Reserve Bank of India (RBI) Governor Shaktikanta Das on Thursday expressed confidence that the second wave of Covid infections will not derail India’s economic journey. He maintained the RBI’s recent 10.5-per cent growth forecast for the coming fiscal year (2021-22, or FY22).

His assurance assumes significance amid apprehensions about surging new Covid infections and resultant lockdowns being clamped in many cities.

“Revival of economic activity should continue unabated. I don’t see a downward revision in 10.5 per cent growth estimate for FY22, which the RBI had given last month,” Das said at the Times Network India Economic Conclave, adding he also did not foresee a repeat of the nationwide lockdown that the country had witnessed last year. With over 50,000 cases, many parts of the country — especially parts of Maharashtra — are seeing a spike in infections, roiling the equity and bond markets. The worry is that most of these infections are caused by the new strains of the virus.

The biggest worry though is the financial nerve-centre Mumbai recording the highest daily count to date in 2021 at over 5,000 on Wednesday. But Das remains upbeat and does not foresee nationwide lockdowns again.

The RBI is also scheduled to announce its monetary policy in the first week of April. With government borrowing at record high leading to a soaring yields, Das said there is no ‘fight’ between the central bank and the bond market and called for a relationship that is ‘not combative’. The government cancelled the last auction for the fiscal owing to a healthy cash position.

“There should be an orderly evolution of the yield curve,” he emphasised.

Disorderly spike in yields are an impediment to growth and will undermine economic recovery, he said. Government bond yields work as the benchmark for others to borrow from the market.

The central government’s net borrowing this year is Rs 9 trillion. In the current year, the RBI has done an open market purchase of government bonds of Rs 3 trillion. “We have also given a special dispensation with regard to the held-to-maturity basket, which makes for another Rs 4 trillion. So, Rs 7 trillion is already available,” the governor said.

For the next fiscal too, the RBI will ensure the bond purchases are of equal quantum or even more, the governor assured. The RBI’s foreign exchange reserves accumulation is for its own needs. The expansionary monetary policy of advanced economies will unspool at some stage. That will have a spillover impact on emerging market (EM) economies. EMs will have “nowhere to go but to look at their own coffers”. He said the RBI will ensure the rupee is kept stable.

On the government move to privatise more state-run banks, he said the central bank is in discussions with the government on the same. The Centre “always takes into consideration the viewpoint of the regulator” on such issues, he said.

The RBI is also working on a central bank digital currency (CBDC), albeit with utmost precaution, he said.

“While we are working on introducing a digital version of the fiat currency, the RBI is also assessing the financial stability implications of introducing such a CBDC,” he said in his keynote address.

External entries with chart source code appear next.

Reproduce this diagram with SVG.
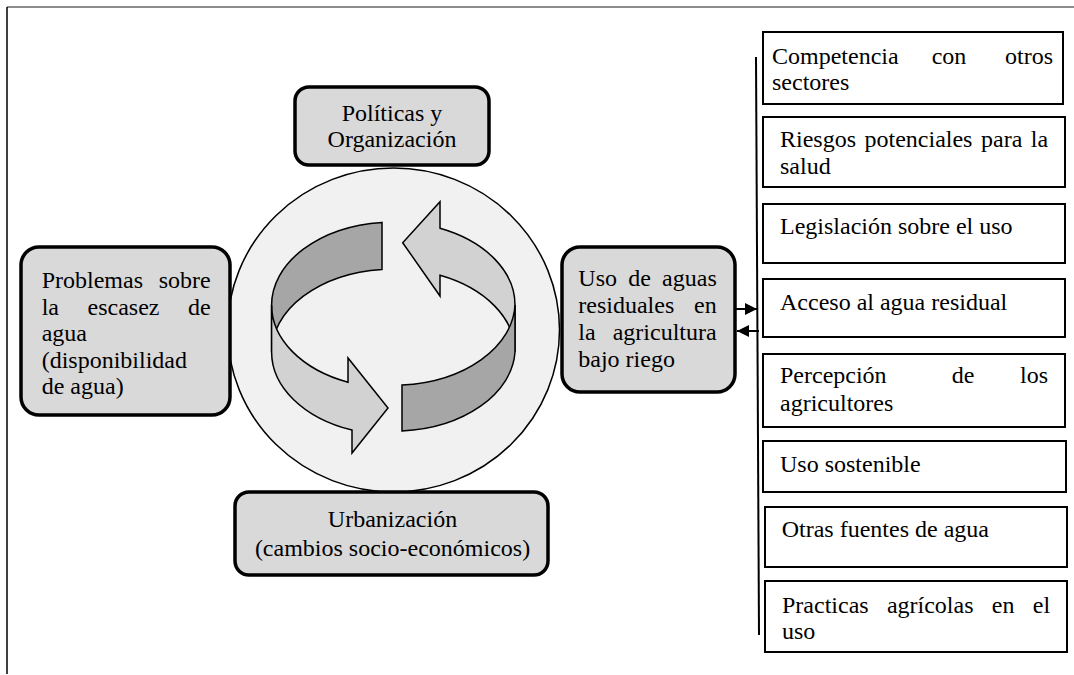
<svg xmlns="http://www.w3.org/2000/svg" width="1074" height="675" viewBox="0 0 1074 675">
<defs>
<style>
text{font-family:"Liberation Serif","Times New Roman",serif;font-size:24px;fill:#000}
.rbox{fill:#d9d9d9;stroke:#000;stroke-width:3.5}
.sbox{fill:#fff;stroke:#000;stroke-width:2}
.dark{fill:#a6a6a6;stroke:#000;stroke-width:1.5;stroke-linejoin:miter}
.light{fill:#d2d2d2;stroke:#000;stroke-width:1.5;stroke-linejoin:miter}
.conn{stroke:#000;stroke-width:2;fill:none}
</style>
<marker id="ah" viewBox="0 0 10 10" refX="10" refY="5" markerWidth="6" markerHeight="6" orient="auto" markerUnits="strokeWidth">
<path d="M0,0 L10,5 L0,10 Z" fill="#000"/>
</marker>
</defs>
<rect width="1074" height="675" fill="#fff"/>
<g id="frame">
<line x1="7" y1="7" x2="1074" y2="7" stroke="#666" stroke-width="1.5"/>
<line x1="7" y1="7" x2="7" y2="674" stroke="#000" stroke-width="1.5"/>
</g>
<g id="cycle">
<ellipse cx="393.5" cy="330" rx="166" ry="162" fill="#f1f1f1" stroke="#000" stroke-width="1.5"/>
<path class="dark" d="M382,222.4 A121.7,83 0 0 0 271.6,305 L271.6,352 A121.7,83 0 0 1 382,269.4 Z"/>
<path class="light" d="M515,305 A121.7,83 0 0 0 440,228.3 L440,201.7 L402.7,242.7 L440,296 L440,275.3 A121.7,83 0 0 1 515,352 Z"/>
<path class="light" d="M271.6,305 A121.7,83 0 0 0 348,382.2 L348,358 L388,408 L352,453 L352,430.1 A121.7,83 0 0 1 271.6,352 Z"/>
<path class="dark" d="M402,385 A121.7,83 0 0 0 515,305 L515,352 A121.7,83 0 0 1 402,431 Z"/>
</g>
<g id="politicas">
<rect class="rbox" x="295" y="87" width="194" height="78" rx="14"/>
<text x="392" y="121" text-anchor="middle">Políticas y</text>
<text x="392" y="147" text-anchor="middle">Organización</text>
</g>
<g id="urbanizacion">
<rect class="rbox" x="235" y="492" width="313" height="83" rx="14"/>
<text x="392.5" y="527" text-anchor="middle">Urbanización</text>
<text x="392.5" y="556" text-anchor="middle">(cambios socio-económicos)</text>
</g>
<g id="problemas">
<rect class="rbox" x="21" y="247" width="209" height="168" rx="18"/>
<text y="288"><tspan x="41.7">Problemas</tspan><tspan x="158.7">sobre</tspan></text>
<text y="314.5"><tspan x="41.7">la</tspan><tspan x="87.5">escasez</tspan><tspan x="188">de</tspan></text>
<text x="41.7" y="341">agua</text>
<text x="41.7" y="367.5">(disponibilidad</text>
<text x="41.7" y="394">de agua)</text>
</g>
<g id="uso">
<rect class="rbox" x="562" y="247" width="173" height="145" rx="18"/>
<text y="286"><tspan x="578.3">Uso</tspan><tspan x="628.2">de</tspan><tspan x="662.1">aguas</tspan></text>
<text y="313"><tspan x="578.3">residuales</tspan><tspan x="694">en</tspan></text>
<text y="340"><tspan x="578.3">la</tspan><tspan x="612.7">agricultura</tspan></text>
<text x="578.3" y="367">bajo riego</text>
</g>
<g id="connectors">
<line class="conn" x1="756" y1="57" x2="759" y2="635"/>
<line class="conn" x1="735" y1="309" x2="757" y2="309" marker-end="url(#ah)"/>
<line class="conn" x1="759" y1="331" x2="737" y2="331" marker-end="url(#ah)"/>
</g>
<g id="competencia">
<rect class="sbox" x="763" y="32" width="300" height="72"/>
<text y="63.5"><tspan x="772">Competencia</tspan><tspan x="931.7">con</tspan><tspan x="1005">otros</tspan></text>
<text x="772" y="89.5">sectores</text>
</g>
<g id="riesgos">
<rect class="sbox" x="763" y="117" width="302" height="70"/>
<text y="147"><tspan x="780">Riesgos</tspan><tspan x="864.5">potenciales</tspan><tspan x="981">para</tspan><tspan x="1030.8">la</tspan></text>
<text x="780" y="174">salud</text>
</g>
<g id="legislacion">
<rect class="sbox" x="763" y="204" width="302" height="59"/>
<text x="780" y="234">Legislación sobre el uso</text>
</g>
<g id="acceso">
<rect class="sbox" x="763" y="279" width="302" height="58"/>
<text x="780" y="310">Acceso al agua residual</text>
</g>
<g id="percepcion">
<rect class="sbox" x="763" y="354" width="302" height="73"/>
<text y="383"><tspan x="780">Percepción</tspan><tspan x="951.7">de</tspan><tspan x="1020">los</tspan></text>
<text x="780" y="410.5">agricultores</text>
</g>
<g id="sostenible">
<rect class="sbox" x="763" y="441" width="303" height="51"/>
<text x="780" y="471.5">Uso sostenible</text>
</g>
<g id="otras">
<rect class="sbox" x="765" y="507" width="302" height="60"/>
<text x="781.7" y="537">Otras fuentes de agua</text>
</g>
<g id="practicas">
<rect class="sbox" x="765" y="581" width="302" height="71"/>
<text y="612.7"><tspan x="782">Practicas</tspan><tspan x="886.9">agrícolas</tspan><tspan x="991.8">en</tspan><tspan x="1032.8">el</tspan></text>
<text x="782" y="639.3">uso</text>
</g>
</svg>
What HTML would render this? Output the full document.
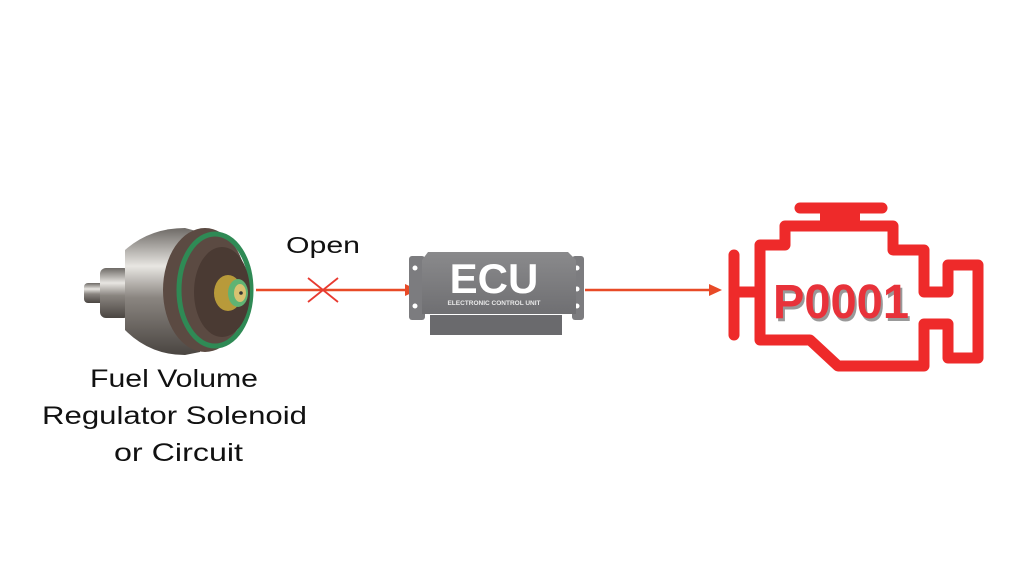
<!DOCTYPE html>
<html><head><style>
html,body{margin:0;padding:0;background:#fff;}
svg{display:block}
</style></head><body>
<svg width="1024" height="576" viewBox="0 0 1024 576" xmlns="http://www.w3.org/2000/svg">
<defs>
<linearGradient id="met" x1="0" y1="0" x2="0" y2="1">
<stop offset="0" stop-color="#6e6a66"/><stop offset="0.3" stop-color="#e8e6e2"/><stop offset="0.55" stop-color="#8a8580"/><stop offset="1" stop-color="#4a4541"/>
</linearGradient>
<linearGradient id="ecu" x1="0" y1="0" x2="0" y2="1">
<stop offset="0" stop-color="#8a8a8c"/><stop offset="1" stop-color="#6f6f72"/>
</linearGradient>
</defs>
<!-- regulator -->
<rect x="84" y="283" width="20" height="20" rx="4" fill="url(#met)"/>
<rect x="100" y="268" width="30" height="50" rx="6" fill="url(#met)"/>
<path d="M125 250 Q150 228 185 228 L200 232 L200 352 L185 355 Q150 355 125 330 Z" fill="url(#met)"/>
<ellipse cx="205" cy="290" rx="42" ry="62" fill="#5b4a42"/>
<ellipse cx="215" cy="290" rx="36" ry="56" fill="none" stroke="#2f8a55" stroke-width="5"/>
<ellipse cx="222" cy="292" rx="28" ry="45" fill="#4a3a33"/>
<ellipse cx="228" cy="293" rx="14" ry="18" fill="#b89a3a"/>
<ellipse cx="238" cy="293" rx="10" ry="14" fill="#5fb373"/>
<ellipse cx="240" cy="293" rx="6" ry="9" fill="#d9c271"/>
<circle cx="241" cy="293" r="1.8" fill="#333"/>
<!-- arrows -->
<line x1="256" y1="290" x2="408" y2="290" stroke="#e84a27" stroke-width="2.5"/>
<path d="M405 284 L418 290 L405 296 Z" fill="#e84a27"/>
<line x1="308" y1="278" x2="338" y2="302" stroke="#e83a30" stroke-width="1.8"/>
<line x1="308" y1="302" x2="338" y2="278" stroke="#e83a30" stroke-width="1.8"/>
<line x1="585" y1="290" x2="712" y2="290" stroke="#e84a27" stroke-width="2.5"/>
<path d="M709 284 L722 290 L709 296 Z" fill="#e84a27"/>
<text x="286" y="253" font-family="Liberation Sans, sans-serif" font-size="23" fill="#111" textLength="74" lengthAdjust="spacingAndGlyphs">Open</text>
<!-- ECU -->
<rect x="409" y="256" width="16" height="64" rx="3" fill="#7c7c7f"/>
<rect x="572" y="256" width="12" height="64" rx="3" fill="#7c7c7f"/>
<circle cx="415" cy="268" r="2.5" fill="#fff"/><circle cx="415" cy="306" r="2.5" fill="#fff"/>
<circle cx="577" cy="268" r="2.5" fill="#fff"/><circle cx="577" cy="289" r="2.5" fill="#fff"/><circle cx="577" cy="306" r="2.5" fill="#fff"/>
<path d="M428 252 L568 252 L576 260 L576 314 L422 314 L422 260 Z" fill="url(#ecu)"/>
<rect x="430" y="315" width="132" height="20" fill="#6a6a6d"/>
<text x="494" y="293" font-family="Liberation Sans, sans-serif" font-weight="bold" font-size="42" text-anchor="middle" fill="#fff">ECU</text>
<text x="494" y="305" font-family="Liberation Sans, sans-serif" font-weight="bold" font-size="6.5" text-anchor="middle" fill="#e8e8e8">ELECTRONIC CONTROL UNIT</text>
<!-- engine icon -->
<g fill="none" stroke="#ee2a2a" stroke-width="11" stroke-linecap="round" stroke-linejoin="round">
<line x1="800" y1="208" x2="882" y2="208"/>
<path d="M785 232 L785 226 L893 226 L893 250 L924 250 L924 292 L948 292 L948 265 L978 265 L978 358 L948 358 L948 324 L924 324 L924 366 L838 366 L810 340 L760 340 L760 245 L785 245 Z"/>
<line x1="734" y1="255" x2="734" y2="335"/>
<line x1="734" y1="292" x2="760" y2="292"/>
</g>
<rect x="820" y="210" width="40" height="14" fill="#ee2a2a"/>
<text x="843" y="321" font-family="Liberation Sans, sans-serif" font-weight="bold" font-size="48" text-anchor="middle" fill="#999" textLength="136" lengthAdjust="spacingAndGlyphs">P0001</text>
<text x="841" y="318" font-family="Liberation Sans, sans-serif" font-weight="bold" font-size="48" text-anchor="middle" fill="#e8323a" textLength="136" lengthAdjust="spacingAndGlyphs">P0001</text>
<!-- label -->
<g font-family="Liberation Sans, sans-serif" font-size="25" fill="#111" lengthAdjust="spacingAndGlyphs">
<text x="90" y="387" textLength="168" lengthAdjust="spacingAndGlyphs">Fuel Volume</text>
<text x="42" y="424" textLength="265" lengthAdjust="spacingAndGlyphs">Regulator Solenoid</text>
<text x="114" y="461" textLength="129" lengthAdjust="spacingAndGlyphs">or Circuit</text>
</g>
</svg>
</body></html>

“It needs to be appreciated that there are not many practical instances of operationalisation of CBDC the world over. This calls for utmost precaution, so that we can produce a safe and robust model,” he clarified. He said the unified payments interface has the potential to “unfold into a cheaper and faster alternative to available means for multilateral cross-border payments as well”.

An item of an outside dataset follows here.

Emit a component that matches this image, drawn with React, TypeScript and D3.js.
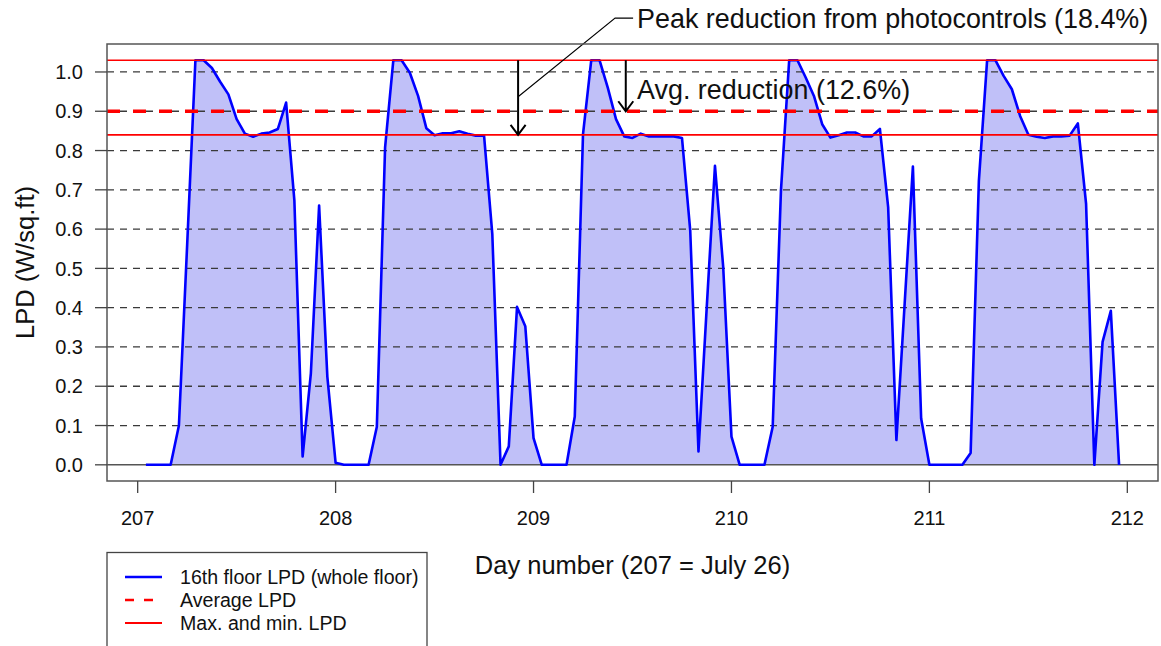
import React from "react";
import * as d3 from "d3";

// ---- data ----
const X_TICKS = [207, 208, 209, 210, 211, 212];
const Y_TICKS = [0, 0.1, 0.2, 0.3, 0.4, 0.5, 0.6, 0.7, 0.8, 0.9, 1.0];
const GRID_LEVELS = [0.1, 0.2, 0.3, 0.4, 0.5, 0.6, 0.7, 0.8, 0.9, 1.0];

// hourly LPD (W/sq.ft); day 207 starts at hour 1, other days at hour 0
const LPD_207 = [0, 0, 0, 0, 0.1, 0.56, 1.03, 1.03, 1.01, 0.975, 0.943, 0.88, 0.843, 0.835, 0.843, 0.846, 0.855, 0.922, 0.673, 0.021, 0.233, 0.66, 0.224];
const LPD_208 = [0.005, 0, 0, 0, 0, 0.097, 0.808, 1.03, 1.03, 0.998, 0.939, 0.857, 0.839, 0.844, 0.844, 0.849, 0.843, 0.838, 0.838, 0.588, 0, 0.047, 0.402, 0.353];
const LPD_209 = [0.068, 0, 0, 0, 0, 0.123, 0.842, 1.03, 1.03, 0.96, 0.88, 0.836, 0.832, 0.843, 0.836, 0.836, 0.836, 0.836, 0.832, 0.596, 0.034, 0.4, 0.761, 0.503];
const LPD_210 = [0.072, 0, 0, 0, 0, 0.097, 0.698, 1.03, 1.03, 0.986, 0.939, 0.867, 0.833, 0.839, 0.846, 0.846, 0.836, 0.836, 0.855, 0.656, 0.063, 0.41, 0.759, 0.118];
const LPD_211 = [0, 0, 0, 0, 0, 0.03, 0.723, 1.03, 1.03, 0.99, 0.956, 0.888, 0.84, 0.835, 0.832, 0.836, 0.836, 0.838, 0.869, 0.664, 0, 0.313, 0.392, 0];
const DAY_SERIES: [number, number, number[]][] = [
  [207, 1, LPD_207],
  [208, 0, LPD_208],
  [209, 0, LPD_209],
  [210, 0, LPD_210],
  [211, 0, LPD_211],
];

const MAX_LPD = 1.03;
const AVG_LPD = 0.9;
const MIN_LPD = 0.84;

const PEAK_LABEL = "Peak reduction from photocontrols (18.4%)";
const AVG_LABEL = "Avg. reduction (12.6%)";
const X_TITLE = "Day number (207 = July 26)";
const Y_TITLE = "LPD (W/sq.ft)";
const LEGEND_LABELS = ["16th floor LPD (whole floor)", "Average LPD", "Max. and min. LPD"];

// annotation anchors in data coordinates
const PEAK_ARROW_DAY = 208.922;
const AVG_ARROW_DAY = 209.466;
const LEADER_FROM = [208.922, 0.937];
const LEADER_BEND = [209.412, 1.137];
const LEADER_END = [209.503, 1.137];
const LABEL_DAY = 209.523;

const FONT = "'Liberation Sans', Arial, Helvetica, sans-serif";

type Pt = { t: number; v: number };

export default function App() {
  const points: Pt[] = [];
  DAY_SERIES.forEach(([day, h0, vals]) => {
    vals.forEach((v, i) => points.push({ t: day + (h0 + i) / 24, v }));
  });

  const [tMin, tMax] = d3.extent(points, (d) => d.t) as [number, number];
  const tPad = (tMax - tMin) * 0.04;
  const vPad = MAX_LPD * 0.04;

  const L = 107, R = 1158, T = 44, B = 481;
  const x = d3.scaleLinear().domain([tMin - tPad, tMax + tPad]).range([L, R]);
  const y = d3.scaleLinear().domain([0 - vPad, MAX_LPD + vPad]).range([B, T]);

  const line = d3.line<Pt>().x((d) => x(d.t)).y((d) => y(d.v));
  const area = d3.area<Pt>().x((d) => x(d.t)).y0(y(0)).y1((d) => y(d.v));

  const arrow = (day: number, v1: number, v2: number) => {
    const ax = x(day);
    const y1 = y(v1);
    const y2 = y(v2);
    return `M${ax},${y1}L${ax},${y2}M${ax - 7.5},${y2 - 10}L${ax},${y2}L${ax + 7.5},${y2 - 10}`;
  };

  return (
    <svg
      width={1161}
      height={646}
      style={{ position: "absolute", left: 0, top: 0, background: "#fff" }}
      fontFamily={FONT}
    >
      <rect x={0} y={0} width={1161} height={646} fill="#fff" />
      <clipPath id="plotclip">
        <rect x={L} y={T} width={R - L} height={B - T} />
      </clipPath>
      <g clipPath="url(#plotclip)">
        <path d={area(points) || ""} fill="#c0c0f8" stroke="none" />
        {GRID_LEVELS.map((g) => (
          <line key={g} x1={L} x2={R} y1={y(g)} y2={y(g)} stroke="#3a3a3a" strokeWidth={1.3} strokeDasharray="7,6" />
        ))}
        <line x1={L} x2={R} y1={y(0)} y2={y(0)} stroke="#555" strokeWidth={1.4} />
        <path d={line(points) || ""} fill="none" stroke="#0000ff" strokeWidth={2.6} strokeLinejoin="round" />
        <line x1={L} x2={R} y1={y(MAX_LPD)} y2={y(MAX_LPD)} stroke="#ff0000" strokeWidth={1.6} />
        <line x1={L} x2={R} y1={y(MIN_LPD)} y2={y(MIN_LPD)} stroke="#ff0000" strokeWidth={1.6} />
        <line x1={L} x2={R} y1={y(AVG_LPD)} y2={y(AVG_LPD)} stroke="#ff0000" strokeWidth={3.4} strokeDasharray="13,13" />
      </g>

      {/* arrows and annotations */}
      <path d={arrow(PEAK_ARROW_DAY, MAX_LPD, MIN_LPD)} fill="none" stroke="#000" strokeWidth={2} />
      <path d={arrow(AVG_ARROW_DAY, MAX_LPD, AVG_LPD)} fill="none" stroke="#000" strokeWidth={2} />
      <path
        d={`M${x(LEADER_FROM[0])},${y(LEADER_FROM[1])}L${x(LEADER_BEND[0])},${y(LEADER_BEND[1])}L${x(LEADER_END[0])},${y(LEADER_END[1])}`}
        fill="none"
        stroke="#000"
        strokeWidth={1.1}
      />
      <text x={x(LABEL_DAY)} y={y(LEADER_END[1])} dy="0.36em" fontSize={26.9} fill="#111">
        {PEAK_LABEL}
      </text>
      <text x={x(LABEL_DAY)} y={y(0.957)} dy="0.36em" fontSize={26.9} fill="#111">
        {AVG_LABEL}
      </text>

      {/* plot box */}
      <rect x={L} y={T} width={R - L} height={B - T} fill="none" stroke="#555" strokeWidth={1.5} />

      {/* y axis */}
      {Y_TICKS.map((t) => (
        <g key={t}>
          <line x1={L - 12} x2={L} y1={y(t)} y2={y(t)} stroke="#444" strokeWidth={1.3} />
          <text x={83} y={y(t)} dy="0.36em" textAnchor="end" fontSize={20} fill="#111">
            {t.toFixed(1)}
          </text>
        </g>
      ))}
      <text
        transform={`translate(25,${(T + B) / 2}) rotate(-90)`}
        textAnchor="middle"
        dy="0.36em"
        fontSize={25.5}
        fill="#111"
      >
        {Y_TITLE}
      </text>

      {/* x axis */}
      {X_TICKS.map((t) => (
        <g key={t}>
          <line x1={x(t)} x2={x(t)} y1={B} y2={B + 12} stroke="#444" strokeWidth={1.3} />
          <text x={x(t)} y={518} dy="0.36em" textAnchor="middle" fontSize={20} fill="#111">
            {t}
          </text>
        </g>
      ))}
      <text x={(L + R) / 2} y={565} dy="0.36em" textAnchor="middle" fontSize={25.5} fill="#111">
        {X_TITLE}
      </text>

      {/* legend */}
      <rect x={107} y={552.5} width={320} height={110} fill="#fff" stroke="#444" strokeWidth={1.3} />
      <line x1={125} x2={162} y1={577} y2={577} stroke="#0000ff" strokeWidth={2.6} />
      <line x1={125} x2={162} y1={600} y2={600} stroke="#ff0000" strokeWidth={2.6} strokeDasharray="9,10" />
      <line x1={125} x2={162} y1={623} y2={623} stroke="#ff0000" strokeWidth={1.8} />
      {LEGEND_LABELS.map((lab, i) => (
        <text key={lab} x={180} y={577 + i * 23} dy="0.36em" fontSize={19.6} fill="#111">
          {lab}
        </text>
      ))}
    </svg>
  );
}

The RBI’s real-time gross settlement system has multi-currency capabilities. With 24×7 operations now, “there is a scope to explore whether its footprint maybe be expanded beyond India”, he said.

“With the RBI at the forefront of nurturing innovation, the day is not far when we will experience cheaper, faster, and safer cross-border remittances,” he said, adding, the home-grown RuPay card network might “make a mark in the global financial landscape”.

India is also on the way to becoming Asia’s top financial technology (fintech) hub, with 87 per cent fintech adoption rate, against the global average of 64 per cent. The fintech market in India was valued at Rs 1.9 trillion in 2019 and is expected to reach Rs 6.2 trillion by 2025 across diversified fields, he added.